At a recent roundtable debate hosted by CNA Hardy, the impact of interconnected risk and ways to navigate this new risk landscape were discussed. The consensus was risk management requires a rethink.
The following is an extract from the roundtable. Click here to read the full report.
Technology is shrinking the world
In many ways, technology is at the heart of interconnected risk. Not only is it giving us capabilities that we never dreamt of before, it is the facilitator that is driving businesses to outperform each other; to form more global relationships and deliver a cheaper, better and faster service.
"The inherent interconnectivity created by technology creates risk that really kicks in at a macro level" commented John Ludlow. Ailsa King agreed: "technology is making the world much smaller in terms of interconnectivity, and clients' reliance on other regions and other parts of the world is changing business models, which creates a new set of risks both on a macro and micro basis."
One of these new areas of risk that really excited roundtable attendees was supply chain.
- John Ludlow, CEO, Airmic
- Jonathan Blackhurst, Group Head of Risk Management, Capita
- Ailsa King, Chief Client Officer, Marsh
- Dave Brosnan, CEO, CNA Hardy
- Rhona Beuge, VP international specialty, CNA Hardy
Supply chains are less resilient than we think
Rhonda Beuge observed: "I think organisations are quite good at managing physical goods across international borders despite political challenges. The question now is how they manage the intangible supply chain risks - such as information and data. How do we regulate for new technology risk, which has no defined borders?"
Ailsa King described how technology risk can impact the supply chain.
"When you think about how goods move around the world, we are still reliant on large container ships. When these ships dock in harbours the majority of unloading is now automated and tech driven. If something goes wrong with the technology, this can create supply chain risk as goods won't reach their specified destination in the expected timeframe. So there are still traditional marine and cargo risks, but the tech liability and supply chain risk are new."
John Ludlow offered a positive view on how technology can contribute to the management of supply chain risk by enhancing management insight and enabling more rapid risk mitigation.

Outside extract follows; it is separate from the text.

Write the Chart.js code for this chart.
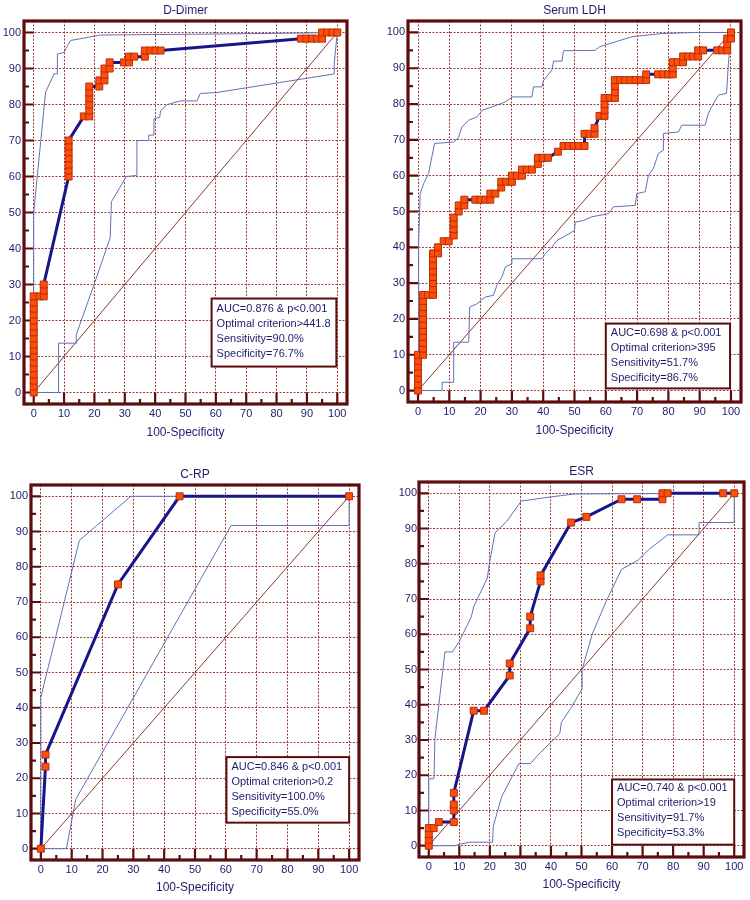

"Information is key. In a totally connected supply chain, technology can help you to see the goods, their condition, and alert the risk radar as soon as something is wrong. If you have your risk indicators in place and you are sharing information properly across your supply chain you can mitigate a lot of risk."
Speed is of the essence
Jonathan Blackhurst, by contrast, chose to draw attention to the contagion risk that technology can create.
"I see a big shift as we try to change as an organisation, the supply chain has become easier to get real time performance measured and monitored, but what we don't see is the recognition that this reliance on technology increases the speed of contagion."
You cannot sit back and wait to see how a potential problem develops, he explained. "Instead as soon as indications show something is not quite right you need to investigate immediately, or it could be too late. Executives are waking up to supply chain risks, but we need to drive home to them that speed is of the essence".
Dave Brosnan summed up the thinking round the table with a perspective on how to build true resilience into the supply chain.
"I think a really resilient supply chain is one that takes into account the tangible and intangible risks. In my experience, and what comes up time and again in our research, is that everyone tends to focus on the tangible problem in front of them and lose focus on the more hidden intangible risks that emerge when a tech-enabled supply chain has failed."